Il manico? L'indagato dice di averlo sotterrato in campagna, ma non ricorda più il punto esatto. Manca, insomma, l'oggetto su cui gli investigatori potrebbero cercare l'eventuale presenza di impronte digitali della ragazza. L'oggetto che potrebbe confermare o smentire le parole dell'accusato.

E senza riscontri è rimasta la denuncia per stalking presentata contro Noemi dai familiari di L.M.: «Elementi entrambi che potrebbero in astratto fondare la valutazione della sussistenza di una causa di non punibilità o la sussistenza di scriminanti». Come se, insomma, L.M. avesse approntato una strategia difensiva per evitare di affrontare il processo con l'accusa di omicidio premeditato.
 

È stato dato invece peso alla ricostruzione della relazione fra i due ragazzi, fornita dalle indagini condotte dai carabinieri del Nucleo investigativo e della Compagnia di Tricase: in primis i racconti dei due amici sulle intenzioni di L.M., dichiarate in preda alla rabbia, di voler uccidere Noemi.
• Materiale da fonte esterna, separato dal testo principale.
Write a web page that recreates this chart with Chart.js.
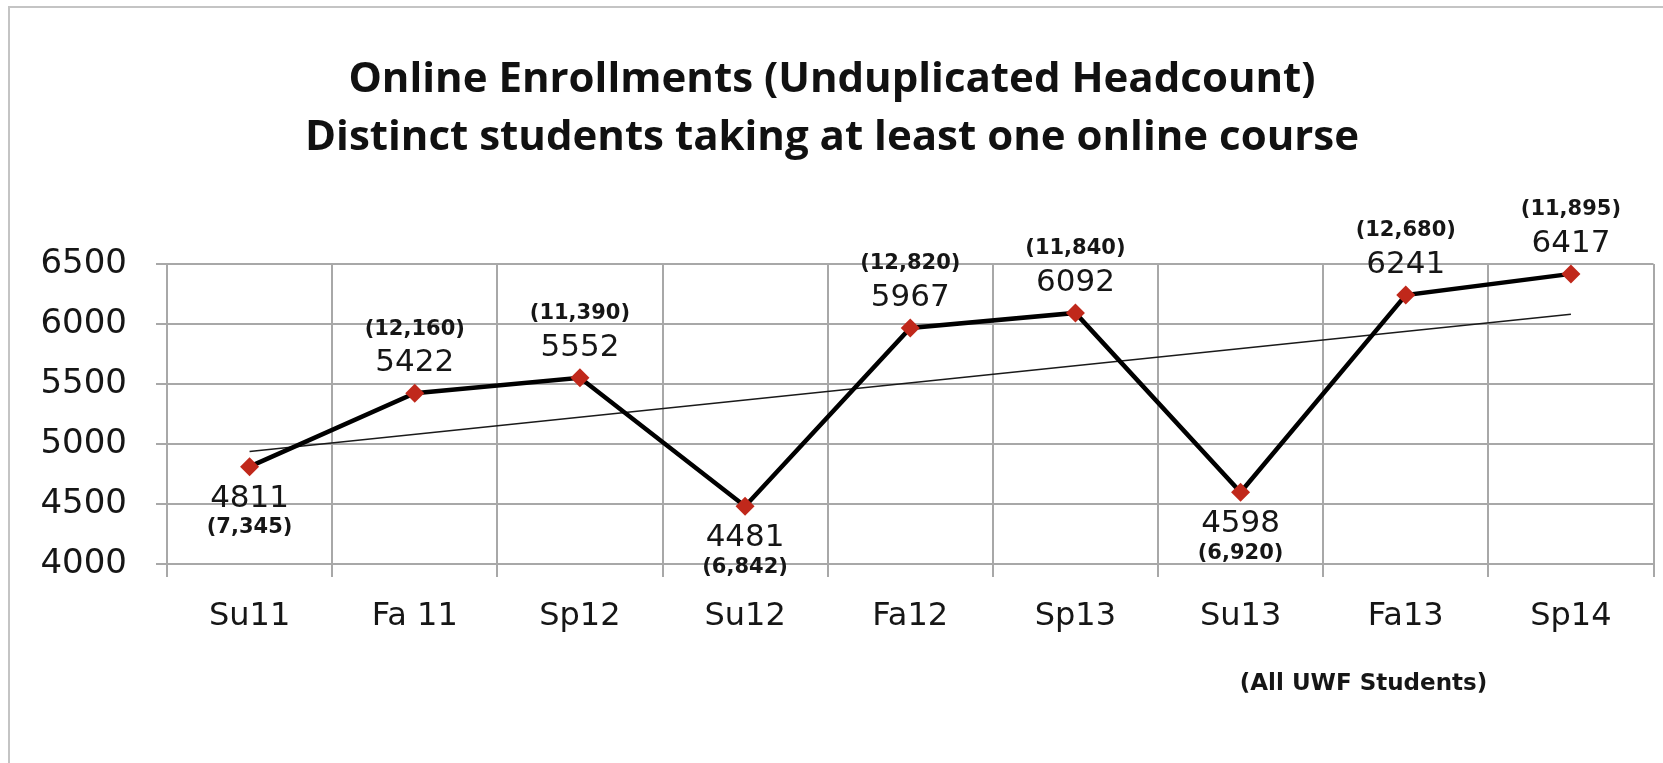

E poi il racconto dell'amica del cuore della ragazza: il 28 agosto bussò alle otto di sera a casa sua. Scappava. Inseguita dal padre del fidanzato: li aveva scoperti mentre si trovavano insieme.

Dunque, il giovane indagato è inattendibile, sostiene la Procura per i minorenni. La spiegazione al suo comportamento va ricercata altrove, dice l'accusa: nel rapporto burrascoso e violento con il padre.

«Condotta violenta, crudele e premeditata tenuta da L.M. alle prime ore del 3 settembre», riporta il decreto di fermo. «Atteso il chiaro contenuto delle dichiarazioni sul punto rese dall'indagato, anche in ordine alla sequenza temporale degli eventi: dal ferimento mortale sino al compimento di atti finalizzati a distruggere, sopprimere e sotterrare il corpo, che veniva coperto con un cumulo di pietre».